4. Гностические заклинания. Так можно назвать различные штампы, которые многие эксперты используют вместо аргументов в своих доказательствах. Самое частое заклинание такое: «По совокупности данных…». Далее идёт любое предположение, которое выгодно эксперту. Это очень похоже на магическое заклинание: «По моему хотению, по твоему велению, пусть то-то и то-то станет тем то и тем то!» Никто из слушающих заклинание «по совокупности» не в состоянии представить, обозреть мысленным взором всю «совокупность данных», как и сам эксперт. Это в сущности то же самое, что представить себе некую бесконечность. Всю «бесконечность» представить невозможно, как и всю «совокупность». А вдруг не вся совокупность имеется в виду?
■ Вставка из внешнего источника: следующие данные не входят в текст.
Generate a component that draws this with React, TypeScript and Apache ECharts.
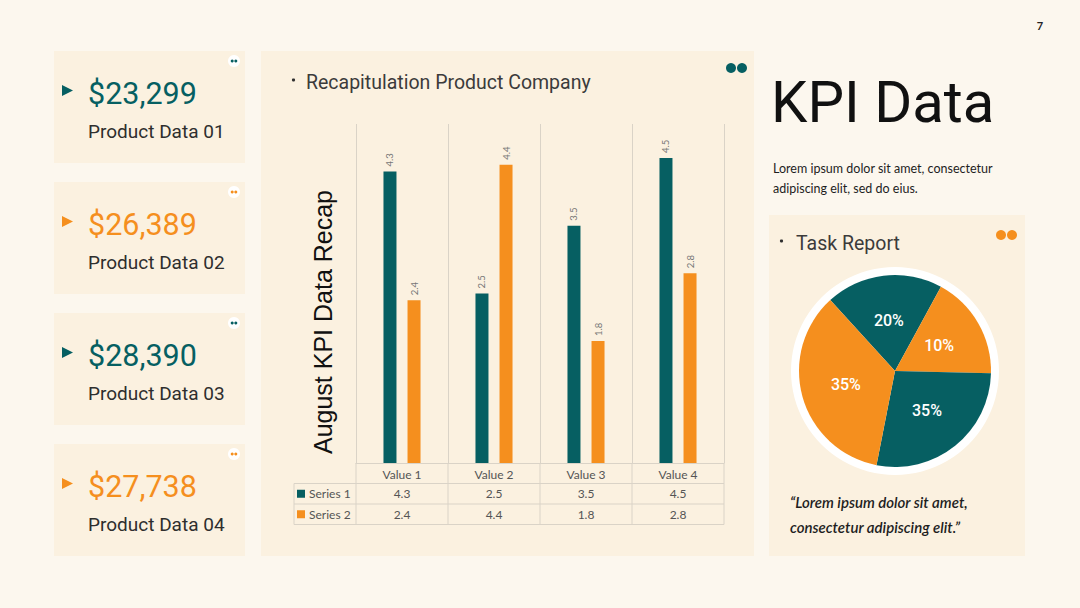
import React, { useEffect, useRef } from "react";
import * as echarts from "echarts";

const categories = ["Value 1", "Value 2", "Value 3", "Value 4"];
const seriesNames = ["Series 1", "Series 2"];
const series1 = [4.3, 2.5, 3.5, 4.5];
const series2 = [2.4, 4.4, 1.8, 2.8];
const kpiValues = ["$23,299", "$26,389", "$28,390", "$27,738"];
const kpiLabels = ["Product Data 01", "Product Data 02", "Product Data 03", "Product Data 04"];
const pieLabels = ["20%", "10%", "35%", "35%"];
const pieShares = [19.7, 17.4, 27.7, 35.1];

const TEAL = "#065F62";
const ORANGE = "#F58F1E";
const BG = "#FCF7EE";
const PANEL = "#FBF1E0";
const LINE = "#DAD3C7";
const HEAD = "Roboto, 'Noto Sans', sans-serif";
const BODY = "Lato, 'Liberation Sans', sans-serif";

const GRID = { left: 356, top: 124, width: 368, height: 339 };

export default function App() {
  const ref = useRef<HTMLDivElement>(null);

  useEffect(() => {
    if (!ref.current) return;
    const chart = echarts.init(ref.current, undefined, { renderer: "svg" });

    const g: any[] = [];
    g.push({ type: "rect", shape: { x: 0, y: 0, width: 1080, height: 608 }, style: { fill: BG }, z: -10 });

    const cardYs = [51, 182, 313, 444];
    cardYs.forEach((y, i) => {
      const c = i % 2 === 0 ? TEAL : ORANGE;
      g.push({ type: "rect", shape: { x: 54, y, width: 191, height: 112 }, style: { fill: PANEL }, z: -5 });
      g.push({ type: "polygon", shape: { points: [[62, y + 34], [73, y + 39.5], [62, y + 45]] }, style: { fill: c } });
      g.push({ type: "text", x: 88, y: y + 42, style: { text: kpiValues[i], fill: c, font: `400 30.5px ${HEAD}`, verticalAlign: "middle" } });
      g.push({ type: "text", x: 88, y: y + 80, style: { text: kpiLabels[i], fill: "#2E2E2E", font: `400 19px ${HEAD}`, verticalAlign: "middle" } });
      g.push({ type: "circle", shape: { cx: 234, cy: y + 10, r: 6 }, style: { fill: "#FFFFFF" } });
      g.push({ type: "circle", shape: { cx: 232.2, cy: y + 10, r: 1.5 }, style: { fill: c } });
      g.push({ type: "circle", shape: { cx: 235.8, cy: y + 10, r: 1.5 }, style: { fill: c } });
    });

    // middle panel
    g.push({ type: "rect", shape: { x: 261, y: 51, width: 493, height: 505 }, style: { fill: PANEL }, z: -5 });
    g.push({ type: "circle", shape: { cx: 293.5, cy: 80, r: 1.6 }, style: { fill: "#2E2E2E" } });
    g.push({ type: "text", x: 306, y: 82, style: { text: "Recapitulation Product Company", fill: "#3B3B3B", font: `400 19.5px ${HEAD}`, verticalAlign: "middle" } });
    g.push({ type: "circle", shape: { cx: 731, cy: 68, r: 5 }, style: { fill: TEAL } });
    g.push({ type: "circle", shape: { cx: 742, cy: 68, r: 5 }, style: { fill: TEAL } });
    g.push({
      type: "text", x: 323, y: 322, rotation: Math.PI / 2,
      style: { text: "August KPI Data Recap", fill: "#111", font: `400 25px 'Liberation Sans', Arial, sans-serif`, align: "center", verticalAlign: "middle" },
    });

    // data table
    const cw = GRID.width / categories.length;
    const bottom = GRID.top + GRID.height;
    const rowH = 20.5;
    const tableLeft = 294;
    const right = GRID.left + GRID.width;
    for (let i = 0; i <= categories.length; i++) {
      const x = GRID.left + i * cw;
      g.push({ type: "line", shape: { x1: x, y1: bottom, x2: x, y2: bottom + rowH * 3 }, style: { stroke: LINE, lineWidth: 1 } });
    }
    g.push({ type: "line", shape: { x1: tableLeft, y1: bottom + rowH, x2: tableLeft, y2: bottom + rowH * 3 }, style: { stroke: LINE, lineWidth: 1 } });
    for (let r = 1; r <= 3; r++) {
      const y = bottom + rowH * r;
      g.push({ type: "line", shape: { x1: tableLeft, y1: y, x2: right, y2: y }, style: { stroke: LINE, lineWidth: 1 } });
    }
    const rows = [series1, series2];
    rows.forEach((vals, r) => {
      const cy = bottom + rowH * (r + 1) + rowH / 2;
      const c = r === 0 ? TEAL : ORANGE;
      g.push({ type: "rect", shape: { x: 297, y: cy - 4, width: 8, height: 8 }, style: { fill: c } });
      g.push({ type: "text", x: 309, y: cy, style: { text: seriesNames[r], fill: "#555", font: `400 12px ${BODY}`, verticalAlign: "middle" } });
      vals.forEach((v, i) => {
        g.push({ type: "text", x: GRID.left + cw * (i + 0.5), y: cy, style: { text: String(v), fill: "#555", font: `400 12px ${BODY}`, align: "center", verticalAlign: "middle" } });
      });
    });

    // right side
    g.push({ type: "text", x: 1040, y: 25, style: { text: "7", fill: "#222", font: `700 11px ${BODY}`, align: "center", verticalAlign: "middle" } });
    g.push({ type: "text", x: 771, y: 102, style: { text: "KPI Data", fill: "#111", font: `400 58px ${HEAD}`, verticalAlign: "middle" } });
    g.push({ type: "text", x: 773, y: 168, style: { text: "Lorem ipsum dolor sit amet, consectetur", fill: "#1E1E1E", font: `400 12.5px ${BODY}`, verticalAlign: "middle" } });
    g.push({ type: "text", x: 773, y: 188, style: { text: "adipiscing elit, sed do eius.", fill: "#1E1E1E", font: `400 12.5px ${BODY}`, verticalAlign: "middle" } });
    g.push({ type: "rect", shape: { x: 769, y: 215, width: 256, height: 341 }, style: { fill: PANEL }, z: -5 });
    g.push({ type: "circle", shape: { cx: 781.5, cy: 241, r: 1.6 }, style: { fill: "#2E2E2E" } });
    g.push({ type: "text", x: 796, y: 243, style: { text: "Task Report", fill: "#3B3B3B", font: `400 19.5px ${HEAD}`, verticalAlign: "middle" } });
    g.push({ type: "circle", shape: { cx: 1001, cy: 235, r: 5 }, style: { fill: ORANGE } });
    g.push({ type: "circle", shape: { cx: 1012, cy: 235, r: 5 }, style: { fill: ORANGE } });
    g.push({ type: "text", x: 790, y: 502, style: { text: "\u201CLorem ipsum dolor sit amet,", fill: "#1E1E1E", font: `italic 600 15px ${BODY}`, verticalAlign: "middle" } });
    g.push({ type: "text", x: 790, y: 527, style: { text: "consectetur adipiscing elit.\u201D", fill: "#1E1E1E", font: `italic 600 15px ${BODY}`, verticalAlign: "middle" } });

    const pieColors = [TEAL, ORANGE, TEAL, ORANGE];

    const barLabel = {
      show: true, position: "top", rotate: 90, align: "left", verticalAlign: "middle", distance: 5,
      color: "#777", fontSize: 9.5, fontFamily: BODY,
    };

    chart.setOption({
      animation: false,
      backgroundColor: BG,
      graphic: { elements: g },
      grid: { left: GRID.left, top: GRID.top, width: GRID.width, height: GRID.height, containLabel: false },
      xAxis: {
        type: "category", data: categories,
        axisLine: { show: true, lineStyle: { color: LINE } },
        axisTick: { show: false },
        splitLine: { show: true, lineStyle: { color: LINE } },
        axisLabel: { color: "#555", fontSize: 12, fontFamily: BODY, margin: 5 },
      },
      yAxis: {
        type: "value", min: 0, max: 5, interval: 1,
        axisLine: { show: false }, axisTick: { show: false }, axisLabel: { show: false }, splitLine: { show: false },
      },
      series: [
        { type: "bar", name: seriesNames[0], data: series1, barWidth: 13, barGap: "85%", itemStyle: { color: TEAL }, label: barLabel },
        { type: "bar", name: seriesNames[1], data: series2, barWidth: 13, barGap: "85%", itemStyle: { color: ORANGE }, label: barLabel },
        {
          type: "pie", center: [895, 371], radius: [0, 104], silent: true, z: 1,
          label: { show: false }, labelLine: { show: false },
          data: [{ value: 1, itemStyle: { color: "#FFFFFF" } }],
        },
        {
          type: "pie", center: [895, 371], radius: [0, 96], startAngle: 132.4, clockwise: true, z: 3,
          label: {
            show: true, position: "inside", color: "#FFFFFF", fontSize: 16, fontWeight: 500, fontFamily: HEAD,
            formatter: (p: any) => pieLabels[p.dataIndex],
          },
          labelLine: { show: false },
          itemStyle: { borderWidth: 0 },
          data: pieShares.map((v, i) => ({ value: v, name: pieLabels[i] + " " + i, itemStyle: { color: pieColors[i] } })),
        },
      ],
    });

    return () => chart.dispose();
  }, []);

  return <div ref={ref} style={{ position: "fixed", left: 0, top: 0, width: 1080, height: 608 }} />;
}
Тем более что многие факты из этой «всей совокупности» изымаются как неподходящие для аргументирования диагностической гипотезы! В пределах этой заклинательной совокупности лежат предположения о существовании необходимых фактов, о которых нет и речи в судебном заседании: фактов нет, но они должны быть. Если призывается «вся совокупность», то вместе с ней призываются и симптомы, которых не было у испытуемых, но «должны быть» (по всей совокупности). В логике это называется ошибкой неполной индукции: для обобщения «всех фактов» нужно собрать именно «все факты», а это невозможно в принципе. Следовательно, ссылаться на полноту собранных фактов вообще нельзя, надо ссылаться на собственные умозаключения: «Я так думаю!»

Главная моя претензия к психиатрам-экспертам состоит в том, что «подэкспертный» в их работе почти всегда является объектом исследования, а не субъектом деятельности и познания. Психиатры пользуются обобщенными знаниями о формах и типах протекания болезней психики («патос» и «нозос», «процесс» и «форма»), накопленными почти за 200 лет больничного дела. Эти знания обрели форму «клинического мышления», т.е. способность мыслить категориями патологии – симптомами, синдромами и процессуальности последних. В лучшем случае такое клиническое мышление есть привязка абстрактных симптомов и синдромов к конкретной личности реального пациента, как это было в «старой русской классической психиатрии» времён С.С. Корсакова и его последователей. Но сейчас такой «привязки к личности» не требуется, благодаря чудодейственным современным психотропным препаратам и антидепрессантам, которые помогают при любой патологии. Современным психиатрам о личности, которая есть высший синтез индивидуального и общественного в человеке, практически ничего и не надо знать – психофармакология имеет своей мишенью мозговые процессы, а не социально-психологические явления в жизни личности. Поскольку в нашей стране психотерапия является субспециальностью психиатрии и есть «метод лечения» психически больных, то «клиническая психотерапия» почти полностью разделяет методологию психиатрического мышления, в котором пациент (клиент) есть объект исследования и заботы о его благополучии.